• EXERCISE DESCRIPTION:
Take the lines of the data below from the very first through the line containing "import matplotlib.pyplot as plt" and output them exactly, pictures excluded.

• RECORDS PROVIDED:

----

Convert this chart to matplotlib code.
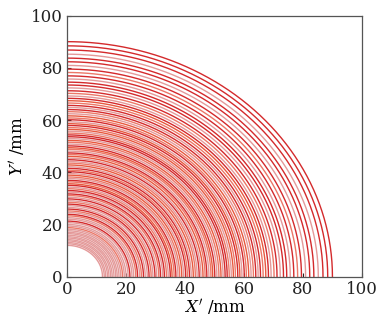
import numpy as np
import matplotlib
matplotlib.use("Agg")
import matplotlib.pyplot as plt

# radii of the quarter arcs (mm)
radii = [12.0, 12.6, 13.1, 13.7, 14.2, 14.8, 15.3, 15.9, 16.5, 17.0,
         17.6, 18.2, 18.8, 19.4, 20.0, 20.7, 21.3, 22.0, 22.6, 23.3,
         23.9, 24.6, 25.2, 25.9, 26.5, 27.2, 27.8, 28.5, 29.1, 29.8,
         30.4, 31.1, 31.7, 32.4, 33.0, 33.7, 34.3, 35.0, 35.6, 36.3,
         36.9, 37.6, 38.2, 38.9, 39.5, 40.2, 40.8, 41.5, 42.1, 42.8,
         43.5, 44.1, 44.8, 45.4, 46.1, 46.8, 47.4, 48.1, 48.8, 49.4,
         50.1, 50.8, 51.5, 52.2, 52.9, 53.6, 54.3, 55.0, 55.7, 56.4,
         57.1, 57.9, 58.6, 59.3, 60.1, 60.8, 61.6, 62.4, 63.2, 64.0,
         64.8, 65.6, 66.5, 67.4, 68.3, 69.2, 70.2, 71.2, 72.3, 73.4,
         74.5, 75.7, 76.9, 78.2, 79.5, 80.9, 82.3, 83.7, 85.2, 86.8, 88.4, 90.0]

# shade of each arc: p = pink, s = salmon, o = orange red, r = red
shades = ("pppppppppp" "ppsppprpps" "rpsrpprspr" "psrprspros" "rpsoprsrpo"
          "sprposrpso" "rpsoprrspo" "sroprsopsr" "prsorpsrpr" "rprsrprrprrr")
palette = {"p": "#e49a9a", "s": "#ec7868", "o": "#e8583e", "r": "#d42a2c"}

xticks = [0, 20, 40, 60, 80, 100]
yticks = [0, 20, 40, 60, 80, 100]

plt.rcParams['font.family'] = 'DejaVu Serif'
plt.rcParams['mathtext.fontset'] = 'dejavuserif'

fig = plt.figure(figsize=(3.77, 3.24), dpi=100)
ax = fig.add_axes([0.178, 0.146, 0.782, 0.806])

t = np.linspace(0, np.pi / 2, 200)
for r, s in zip(radii, shades):
    ax.plot(r * np.cos(t), r * np.sin(t), color=palette[s], lw=1.0)

ax.set_xlim(0, 100)
ax.set_ylim(0, 100)
ax.set_xticks(xticks)
ax.set_yticks(yticks)
ax.tick_params(direction='in', length=3, labelsize=12, colors='#222222', pad=3)
for sp in ax.spines.values():
    sp.set_color('#555555')
    sp.set_linewidth(0.9)
ax.set_xlabel(r"$X'$ /mm", fontsize=12, labelpad=0)
ax.set_ylabel(r"$Y'$ /mm", fontsize=12, labelpad=2)

fig.savefig("out.png", dpi=100)
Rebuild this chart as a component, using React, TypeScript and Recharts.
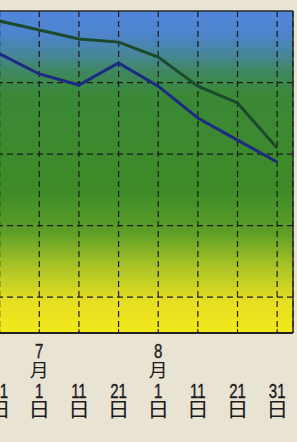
import React from 'react';
import { LineChart, Line, XAxis, YAxis, CartesianGrid, ReferenceLine } from 'recharts';

// x index: 0 = 6/21, 1 = 7/1 ... 7 = 8/31 (10-day steps)
const dayIndex = [0, 1, 2, 3, 4, 5, 6, 7];
const dayLabels = ['21', '1', '11', '21', '1', '11', '21', '31'];
const monthLabels = ['', '7', '', '', '8', '', '', ''];
const greenSeries = [87.2, 84.7, 82.2, 81.3, 77.1, 69.0, 64.3, 51.7];
const blueSeries = [78.0, 72.4, 69.3, 75.5, 69.0, 60.1, 53.9, 47.8];
const yTicks = [10, 30, 50, 70];

const data = dayIndex.map((i, k) => ({ i, green: greenSeries[k], blue: blueSeries[k] }));

const ink = '#1c1c1c';
const gridDash = '6 4';

function DateTick(props: any) {
  const { x, payload } = props;
  const k = dayIndex.indexOf(payload.value);
  if (k < 0) return null;
  const month = monthLabels[k];
  return (
    <g fill={ink}>
      <line x1={x} x2={x} y1={333} y2={329} stroke={ink} strokeWidth={1} />
      {month && (
        <g transform={`translate(${x},358) scale(1,1.35)`}>
          <text textAnchor="middle" fontSize={15} fontFamily="Liberation Sans" stroke={ink} strokeWidth={0.3}>{month}</text>
        </g>
      )}
      {month && (
        <g transform={`translate(${x},377) scale(1.05,1)`}>
          <text textAnchor="middle" fontSize={18} fontFamily="Noto Sans CJK JP">月</text>
        </g>
      )}
      <g transform={`translate(${x},398) scale(1,1.38)`}>
        <text textAnchor="middle" fontSize={15} fontFamily="Liberation Sans" stroke={ink} strokeWidth={0.3}>{dayLabels[k]}</text>
      </g>
      <g transform={`translate(${x},417) scale(1.1,1)`}>
        <text textAnchor="middle" fontSize={20} fontFamily="Noto Sans CJK JP">日</text>
      </g>
    </g>
  );
}

export default function App() {
  return (
    <div style={{ position: 'absolute', left: 0, top: 0, width: 297, height: 442, overflow: 'hidden', background: '#e9e3d3' }}>
      <div style={{ position: 'absolute', left: -40, top: 0 }}>
        <LineChart width={340} height={442} data={data} margin={{ top: 11, right: 6, bottom: 9, left: 0 }}>
          <defs>
            <linearGradient id="bg" x1="0" y1="0" x2="0" y2="1">
              <stop offset="0" stopColor="#5286dc" />
              <stop offset="0.07" stopColor="#4d84cc" />
              <stop offset="0.13" stopColor="#47869e" />
              <stop offset="0.19" stopColor="#3f875e" />
              <stop offset="0.26" stopColor="#3a8836" />
              <stop offset="0.56" stopColor="#3e8b27" />
              <stop offset="0.69" stopColor="#5e9f27" />
              <stop offset="0.79" stopColor="#a8c226" />
              <stop offset="0.9" stopColor="#e6de22" />
              <stop offset="1" stopColor="#f2e91c" />
            </linearGradient>
          </defs>
          <CartesianGrid fill="url(#bg)" fillOpacity={1} horizontal={false} stroke="#1a1a1a" strokeDasharray={gridDash} strokeWidth={1.2} />
          <XAxis
            dataKey="i"
            type="number"
            domain={[-1, 7.4]}
            ticks={dayIndex}
            allowDataOverflow
            interval={0}
            height={100}
            axisLine={{ stroke: '#222', strokeWidth: 2 }}
            tickLine={false}
            tick={<DateTick />}
          />
          <YAxis orientation="right" type="number" domain={[0, 90]} width={1} tick={false} tickLine={false} axisLine={false} />
          {yTicks.map((v) => (
            <ReferenceLine key={v} y={v} stroke="#1a1a1a" strokeDasharray={gridDash} strokeWidth={1.2} />
          ))}
          <ReferenceLine y={90} stroke="#2a2a2a" strokeWidth={1.5} />
          <ReferenceLine x={7.4} stroke="#2a2a2a" strokeWidth={1.5} />
          <Line dataKey="green" stroke="#1b4a2c" strokeWidth={3} dot={false} isAnimationActive={false} />
          <Line dataKey="blue" stroke="#1c2a82" strokeWidth={3} dot={false} isAnimationActive={false} />
        </LineChart>
      </div>
    </div>
  );
}
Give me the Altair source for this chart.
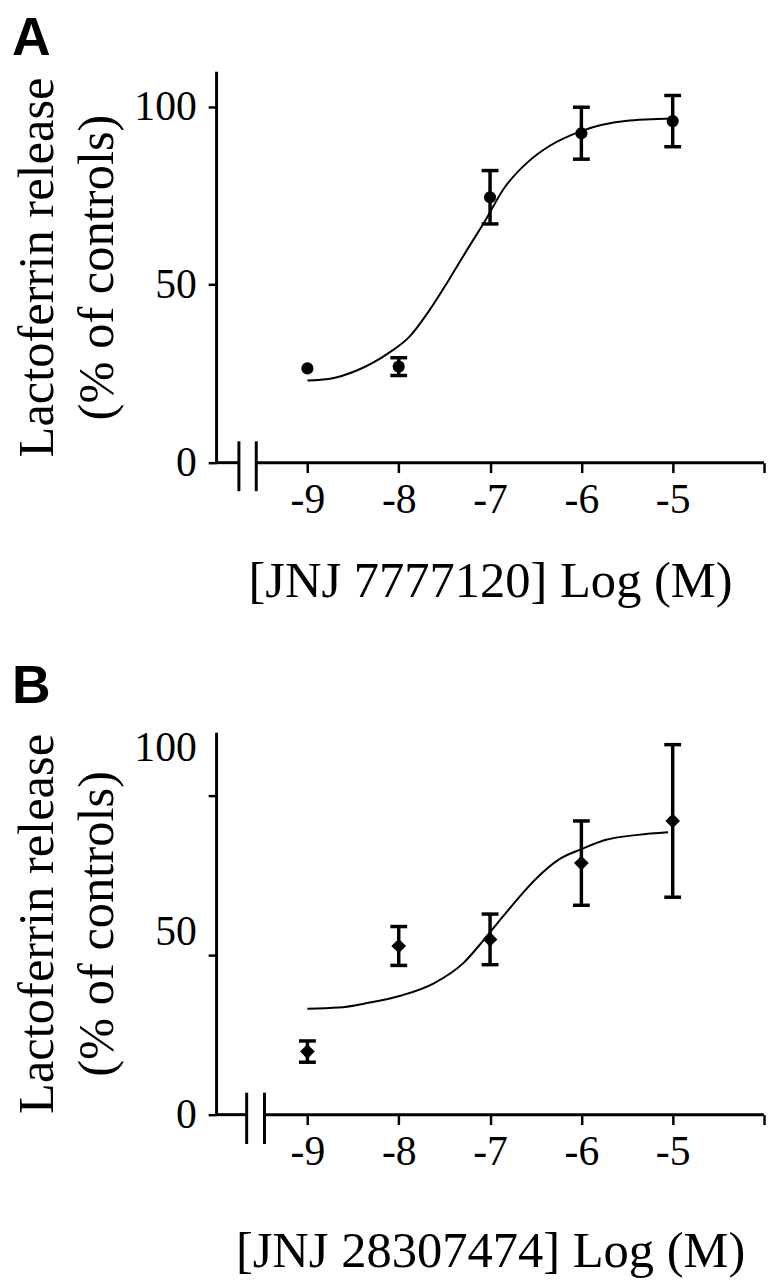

----

• OUTPUT OF THE EXERCISE:
Convert this chart to matplotlib code.
import numpy as np
import matplotlib
matplotlib.use("Agg")
import matplotlib.pyplot as plt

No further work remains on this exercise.